begin Records for this exercise

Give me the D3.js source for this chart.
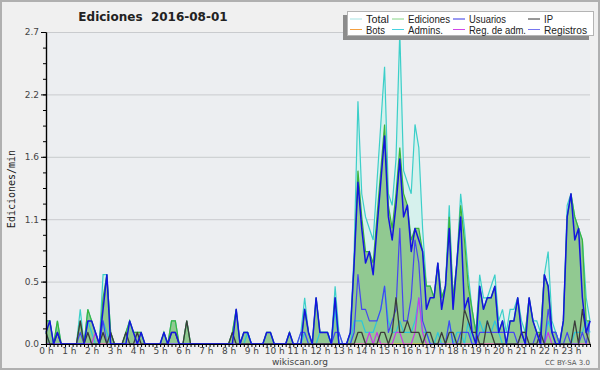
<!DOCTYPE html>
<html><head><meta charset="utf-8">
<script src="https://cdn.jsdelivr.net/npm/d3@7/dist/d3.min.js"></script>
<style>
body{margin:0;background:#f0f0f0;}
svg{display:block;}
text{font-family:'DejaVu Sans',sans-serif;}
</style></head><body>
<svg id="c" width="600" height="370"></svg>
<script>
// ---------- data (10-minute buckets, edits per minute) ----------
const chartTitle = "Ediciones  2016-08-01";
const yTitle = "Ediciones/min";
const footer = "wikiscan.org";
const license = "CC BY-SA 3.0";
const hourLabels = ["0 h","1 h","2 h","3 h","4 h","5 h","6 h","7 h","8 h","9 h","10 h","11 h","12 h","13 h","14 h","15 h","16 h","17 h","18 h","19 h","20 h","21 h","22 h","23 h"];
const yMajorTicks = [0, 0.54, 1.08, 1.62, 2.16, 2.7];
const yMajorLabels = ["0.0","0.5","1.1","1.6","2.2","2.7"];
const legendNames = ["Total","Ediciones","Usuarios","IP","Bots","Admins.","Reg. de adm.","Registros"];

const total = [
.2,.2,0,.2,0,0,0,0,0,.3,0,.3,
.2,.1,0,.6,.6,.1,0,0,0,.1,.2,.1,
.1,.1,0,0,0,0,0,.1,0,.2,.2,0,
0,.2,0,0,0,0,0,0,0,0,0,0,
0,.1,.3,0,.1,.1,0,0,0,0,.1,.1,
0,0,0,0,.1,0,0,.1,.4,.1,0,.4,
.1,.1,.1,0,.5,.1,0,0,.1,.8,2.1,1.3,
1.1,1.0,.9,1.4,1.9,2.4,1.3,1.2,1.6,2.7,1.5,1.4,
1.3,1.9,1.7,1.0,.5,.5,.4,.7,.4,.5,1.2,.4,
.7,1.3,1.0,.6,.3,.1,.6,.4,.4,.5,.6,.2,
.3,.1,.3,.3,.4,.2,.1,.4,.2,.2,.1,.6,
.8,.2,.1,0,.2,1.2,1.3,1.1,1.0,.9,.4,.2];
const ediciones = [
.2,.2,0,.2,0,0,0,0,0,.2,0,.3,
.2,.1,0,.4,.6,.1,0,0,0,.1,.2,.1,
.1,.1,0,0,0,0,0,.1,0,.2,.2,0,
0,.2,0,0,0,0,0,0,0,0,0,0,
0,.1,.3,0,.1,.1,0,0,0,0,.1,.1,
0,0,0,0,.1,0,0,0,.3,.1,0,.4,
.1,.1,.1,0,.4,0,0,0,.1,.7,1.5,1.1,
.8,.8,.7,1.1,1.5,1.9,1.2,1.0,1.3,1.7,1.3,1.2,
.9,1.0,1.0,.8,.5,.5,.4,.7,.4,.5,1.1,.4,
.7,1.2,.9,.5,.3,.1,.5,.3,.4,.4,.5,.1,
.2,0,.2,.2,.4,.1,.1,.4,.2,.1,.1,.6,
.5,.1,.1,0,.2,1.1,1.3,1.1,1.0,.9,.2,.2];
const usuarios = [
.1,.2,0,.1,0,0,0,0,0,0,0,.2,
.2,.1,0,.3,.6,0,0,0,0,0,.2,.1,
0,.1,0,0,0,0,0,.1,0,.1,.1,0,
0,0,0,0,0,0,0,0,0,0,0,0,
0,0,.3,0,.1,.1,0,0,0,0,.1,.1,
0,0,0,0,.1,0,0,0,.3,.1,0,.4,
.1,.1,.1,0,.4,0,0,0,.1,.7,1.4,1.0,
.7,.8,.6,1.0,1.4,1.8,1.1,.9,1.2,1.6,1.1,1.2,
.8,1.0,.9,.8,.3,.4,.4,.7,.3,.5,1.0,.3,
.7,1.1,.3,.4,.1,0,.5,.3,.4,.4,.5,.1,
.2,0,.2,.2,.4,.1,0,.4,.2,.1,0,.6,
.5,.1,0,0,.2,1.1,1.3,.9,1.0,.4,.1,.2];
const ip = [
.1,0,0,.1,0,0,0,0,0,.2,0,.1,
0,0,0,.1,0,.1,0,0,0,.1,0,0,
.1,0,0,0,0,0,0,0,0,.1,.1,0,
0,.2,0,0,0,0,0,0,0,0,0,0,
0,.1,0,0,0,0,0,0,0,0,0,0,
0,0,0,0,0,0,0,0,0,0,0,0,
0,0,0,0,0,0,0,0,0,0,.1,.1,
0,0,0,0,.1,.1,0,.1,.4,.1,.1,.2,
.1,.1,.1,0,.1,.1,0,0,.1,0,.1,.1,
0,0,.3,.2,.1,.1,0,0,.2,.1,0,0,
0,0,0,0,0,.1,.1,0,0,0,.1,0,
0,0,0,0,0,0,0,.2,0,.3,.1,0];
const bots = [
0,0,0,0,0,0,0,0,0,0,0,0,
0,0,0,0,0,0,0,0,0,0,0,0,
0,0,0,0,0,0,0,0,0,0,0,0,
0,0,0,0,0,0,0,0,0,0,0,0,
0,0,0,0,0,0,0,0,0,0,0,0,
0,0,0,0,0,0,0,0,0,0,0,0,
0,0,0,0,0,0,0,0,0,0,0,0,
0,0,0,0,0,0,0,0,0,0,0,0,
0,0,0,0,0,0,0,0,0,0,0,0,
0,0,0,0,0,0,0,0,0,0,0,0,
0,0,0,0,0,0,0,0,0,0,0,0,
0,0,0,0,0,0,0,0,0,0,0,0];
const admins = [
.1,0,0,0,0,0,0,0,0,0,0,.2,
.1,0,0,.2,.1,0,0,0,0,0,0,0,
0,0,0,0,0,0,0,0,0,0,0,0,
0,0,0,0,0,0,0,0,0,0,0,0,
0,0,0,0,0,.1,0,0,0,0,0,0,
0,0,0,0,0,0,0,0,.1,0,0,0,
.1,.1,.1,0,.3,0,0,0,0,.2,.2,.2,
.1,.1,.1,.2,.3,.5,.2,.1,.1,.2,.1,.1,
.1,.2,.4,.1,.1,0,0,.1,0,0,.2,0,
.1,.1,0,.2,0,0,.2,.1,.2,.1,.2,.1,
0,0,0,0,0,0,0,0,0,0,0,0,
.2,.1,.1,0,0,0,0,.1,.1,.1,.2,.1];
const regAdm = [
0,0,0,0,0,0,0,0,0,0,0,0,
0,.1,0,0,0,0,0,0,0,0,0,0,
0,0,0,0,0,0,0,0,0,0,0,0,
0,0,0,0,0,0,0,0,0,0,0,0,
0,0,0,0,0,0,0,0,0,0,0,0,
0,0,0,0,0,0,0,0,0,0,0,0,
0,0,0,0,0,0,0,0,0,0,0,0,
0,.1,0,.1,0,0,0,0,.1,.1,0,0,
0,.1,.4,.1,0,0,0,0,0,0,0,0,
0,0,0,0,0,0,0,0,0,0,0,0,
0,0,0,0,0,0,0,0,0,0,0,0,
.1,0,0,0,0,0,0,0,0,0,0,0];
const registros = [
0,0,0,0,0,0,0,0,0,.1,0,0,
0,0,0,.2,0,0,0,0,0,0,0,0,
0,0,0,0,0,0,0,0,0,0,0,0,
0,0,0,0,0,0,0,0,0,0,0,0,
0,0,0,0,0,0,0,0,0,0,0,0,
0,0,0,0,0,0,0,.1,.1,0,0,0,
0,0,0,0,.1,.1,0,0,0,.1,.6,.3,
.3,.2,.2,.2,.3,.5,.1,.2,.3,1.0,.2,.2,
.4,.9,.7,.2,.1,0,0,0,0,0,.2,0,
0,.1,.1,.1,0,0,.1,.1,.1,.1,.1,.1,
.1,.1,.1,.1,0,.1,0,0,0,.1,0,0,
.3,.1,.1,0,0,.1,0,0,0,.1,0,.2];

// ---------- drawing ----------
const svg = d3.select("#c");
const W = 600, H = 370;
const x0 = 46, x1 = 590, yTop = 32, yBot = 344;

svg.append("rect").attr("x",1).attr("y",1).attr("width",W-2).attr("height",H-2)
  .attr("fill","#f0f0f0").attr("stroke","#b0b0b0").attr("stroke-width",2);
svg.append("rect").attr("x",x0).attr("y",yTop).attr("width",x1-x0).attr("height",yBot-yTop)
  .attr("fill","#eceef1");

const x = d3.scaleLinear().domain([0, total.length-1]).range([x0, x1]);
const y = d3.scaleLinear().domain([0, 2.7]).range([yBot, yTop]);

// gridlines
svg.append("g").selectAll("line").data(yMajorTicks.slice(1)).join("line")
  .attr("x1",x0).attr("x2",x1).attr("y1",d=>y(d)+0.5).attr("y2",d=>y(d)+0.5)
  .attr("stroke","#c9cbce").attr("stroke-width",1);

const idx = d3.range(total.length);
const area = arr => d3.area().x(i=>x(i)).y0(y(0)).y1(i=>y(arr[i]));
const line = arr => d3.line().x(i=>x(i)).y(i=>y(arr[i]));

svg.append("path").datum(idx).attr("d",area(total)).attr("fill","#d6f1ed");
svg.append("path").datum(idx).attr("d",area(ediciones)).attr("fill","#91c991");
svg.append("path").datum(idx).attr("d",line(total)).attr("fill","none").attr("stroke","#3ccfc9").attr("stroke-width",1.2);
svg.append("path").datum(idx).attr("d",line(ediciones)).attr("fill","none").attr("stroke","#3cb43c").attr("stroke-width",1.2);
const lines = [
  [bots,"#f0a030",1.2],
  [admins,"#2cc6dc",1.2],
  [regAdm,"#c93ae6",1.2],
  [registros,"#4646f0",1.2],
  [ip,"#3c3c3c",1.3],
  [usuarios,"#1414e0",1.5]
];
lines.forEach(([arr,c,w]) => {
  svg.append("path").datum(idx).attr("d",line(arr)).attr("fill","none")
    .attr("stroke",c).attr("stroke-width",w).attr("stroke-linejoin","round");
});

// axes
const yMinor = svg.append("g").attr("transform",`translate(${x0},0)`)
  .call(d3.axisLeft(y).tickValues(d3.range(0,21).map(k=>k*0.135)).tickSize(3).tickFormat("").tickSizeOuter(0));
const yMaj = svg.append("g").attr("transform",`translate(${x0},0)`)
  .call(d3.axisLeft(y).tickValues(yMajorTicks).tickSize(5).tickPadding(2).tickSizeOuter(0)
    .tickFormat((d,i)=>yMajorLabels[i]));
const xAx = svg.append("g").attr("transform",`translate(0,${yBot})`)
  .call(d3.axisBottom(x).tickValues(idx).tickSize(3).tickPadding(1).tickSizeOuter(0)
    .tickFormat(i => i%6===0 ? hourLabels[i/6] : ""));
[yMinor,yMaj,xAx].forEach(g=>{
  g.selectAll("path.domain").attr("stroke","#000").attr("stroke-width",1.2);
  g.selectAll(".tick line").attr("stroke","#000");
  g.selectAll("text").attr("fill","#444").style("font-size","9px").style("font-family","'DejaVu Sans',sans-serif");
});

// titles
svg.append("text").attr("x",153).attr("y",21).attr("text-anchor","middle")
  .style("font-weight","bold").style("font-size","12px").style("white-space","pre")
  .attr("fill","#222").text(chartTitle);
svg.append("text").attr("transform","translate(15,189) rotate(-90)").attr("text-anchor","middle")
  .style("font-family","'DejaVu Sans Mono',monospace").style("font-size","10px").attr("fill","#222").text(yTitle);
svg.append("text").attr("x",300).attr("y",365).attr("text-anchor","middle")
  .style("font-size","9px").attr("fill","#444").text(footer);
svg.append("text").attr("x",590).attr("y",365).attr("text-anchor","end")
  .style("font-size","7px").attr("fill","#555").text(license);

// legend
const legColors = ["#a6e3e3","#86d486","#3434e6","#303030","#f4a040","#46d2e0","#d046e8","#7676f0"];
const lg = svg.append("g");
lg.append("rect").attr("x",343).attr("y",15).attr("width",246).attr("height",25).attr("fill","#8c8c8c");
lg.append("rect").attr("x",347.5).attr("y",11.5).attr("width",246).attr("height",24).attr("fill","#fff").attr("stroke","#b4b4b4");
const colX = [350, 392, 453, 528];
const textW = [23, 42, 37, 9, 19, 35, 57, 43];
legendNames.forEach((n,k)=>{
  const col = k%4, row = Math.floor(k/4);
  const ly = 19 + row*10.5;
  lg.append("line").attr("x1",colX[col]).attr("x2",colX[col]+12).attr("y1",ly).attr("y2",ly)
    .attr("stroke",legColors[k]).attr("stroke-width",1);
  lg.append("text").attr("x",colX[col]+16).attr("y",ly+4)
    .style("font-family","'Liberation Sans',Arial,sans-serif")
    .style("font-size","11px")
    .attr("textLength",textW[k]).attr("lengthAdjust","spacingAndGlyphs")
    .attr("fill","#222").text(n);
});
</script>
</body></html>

end Records for this exercise
begin Records for this exercise

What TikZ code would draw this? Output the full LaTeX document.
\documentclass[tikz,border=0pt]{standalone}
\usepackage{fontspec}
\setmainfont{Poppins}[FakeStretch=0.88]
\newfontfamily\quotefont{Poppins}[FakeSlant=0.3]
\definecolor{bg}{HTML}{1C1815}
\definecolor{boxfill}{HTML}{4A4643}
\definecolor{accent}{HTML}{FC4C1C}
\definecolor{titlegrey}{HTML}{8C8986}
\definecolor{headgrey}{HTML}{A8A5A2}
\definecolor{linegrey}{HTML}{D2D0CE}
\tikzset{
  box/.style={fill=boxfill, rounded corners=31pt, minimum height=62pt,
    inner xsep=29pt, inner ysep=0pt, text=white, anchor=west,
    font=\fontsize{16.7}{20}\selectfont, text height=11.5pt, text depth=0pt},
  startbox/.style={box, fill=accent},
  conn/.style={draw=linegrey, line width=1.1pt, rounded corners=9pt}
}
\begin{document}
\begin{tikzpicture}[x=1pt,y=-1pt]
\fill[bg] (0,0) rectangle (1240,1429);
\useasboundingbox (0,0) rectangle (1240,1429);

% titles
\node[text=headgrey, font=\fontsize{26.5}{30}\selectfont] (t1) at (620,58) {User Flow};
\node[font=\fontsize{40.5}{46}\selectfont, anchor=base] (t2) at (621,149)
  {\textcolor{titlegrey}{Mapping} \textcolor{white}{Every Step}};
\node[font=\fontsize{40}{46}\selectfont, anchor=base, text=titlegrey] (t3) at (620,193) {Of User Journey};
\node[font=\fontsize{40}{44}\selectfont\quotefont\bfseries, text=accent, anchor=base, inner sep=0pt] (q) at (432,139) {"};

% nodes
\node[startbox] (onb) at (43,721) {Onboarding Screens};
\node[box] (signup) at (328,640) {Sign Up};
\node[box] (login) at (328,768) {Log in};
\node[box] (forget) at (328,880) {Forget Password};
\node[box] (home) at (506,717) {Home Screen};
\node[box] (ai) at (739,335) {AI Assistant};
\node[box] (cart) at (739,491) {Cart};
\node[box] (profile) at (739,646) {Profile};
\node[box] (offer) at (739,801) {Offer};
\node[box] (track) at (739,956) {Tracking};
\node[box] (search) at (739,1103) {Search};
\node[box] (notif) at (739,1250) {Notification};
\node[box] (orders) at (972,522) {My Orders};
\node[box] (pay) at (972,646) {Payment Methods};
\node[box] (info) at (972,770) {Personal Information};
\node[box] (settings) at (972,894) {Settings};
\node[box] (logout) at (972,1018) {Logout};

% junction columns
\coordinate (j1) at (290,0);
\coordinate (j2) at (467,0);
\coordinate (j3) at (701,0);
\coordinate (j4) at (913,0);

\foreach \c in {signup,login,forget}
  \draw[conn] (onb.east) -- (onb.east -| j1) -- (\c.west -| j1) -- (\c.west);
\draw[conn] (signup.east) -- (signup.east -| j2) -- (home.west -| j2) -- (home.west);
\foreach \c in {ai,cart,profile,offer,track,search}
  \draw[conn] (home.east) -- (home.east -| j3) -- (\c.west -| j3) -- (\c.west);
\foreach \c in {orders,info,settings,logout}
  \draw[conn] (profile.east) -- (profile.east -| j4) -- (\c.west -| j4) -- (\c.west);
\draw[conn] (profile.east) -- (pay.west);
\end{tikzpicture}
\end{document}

end Records for this exercise

> [Set task]:
Exactly the lines from the line with "What TikZ code" to the line with "text=accent, anchor=base, inner", both included, are to be extracted, and no others.

> [Result for this task]:
What TikZ code would draw this? Output the full LaTeX document.
\documentclass[tikz,border=0pt]{standalone}
\usepackage{fontspec}
\setmainfont{Poppins}[FakeStretch=0.88]
\newfontfamily\quotefont{Poppins}[FakeSlant=0.3]
\definecolor{bg}{HTML}{1C1815}
\definecolor{boxfill}{HTML}{4A4643}
\definecolor{accent}{HTML}{FC4C1C}
\definecolor{titlegrey}{HTML}{8C8986}
\definecolor{headgrey}{HTML}{A8A5A2}
\definecolor{linegrey}{HTML}{D2D0CE}
\tikzset{
  box/.style={fill=boxfill, rounded corners=31pt, minimum height=62pt,
    inner xsep=29pt, inner ysep=0pt, text=white, anchor=west,
    font=\fontsize{16.7}{20}\selectfont, text height=11.5pt, text depth=0pt},
  startbox/.style={box, fill=accent},
  conn/.style={draw=linegrey, line width=1.1pt, rounded corners=9pt}
}
\begin{document}
\begin{tikzpicture}[x=1pt,y=-1pt]
\fill[bg] (0,0) rectangle (1240,1429);
\useasboundingbox (0,0) rectangle (1240,1429);

% titles
\node[text=headgrey, font=\fontsize{26.5}{30}\selectfont] (t1) at (620,58) {User Flow};
\node[font=\fontsize{40.5}{46}\selectfont, anchor=base] (t2) at (621,149)
  {\textcolor{titlegrey}{Mapping} \textcolor{white}{Every Step}};
\node[font=\fontsize{40}{46}\selectfont, anchor=base, text=titlegrey] (t3) at (620,193) {Of User Journey};
\node[font=\fontsize{40}{44}\selectfont\quotefont\bfseries, text=accent, anchor=base, inner sep=0pt] (q) at (432,139) {"};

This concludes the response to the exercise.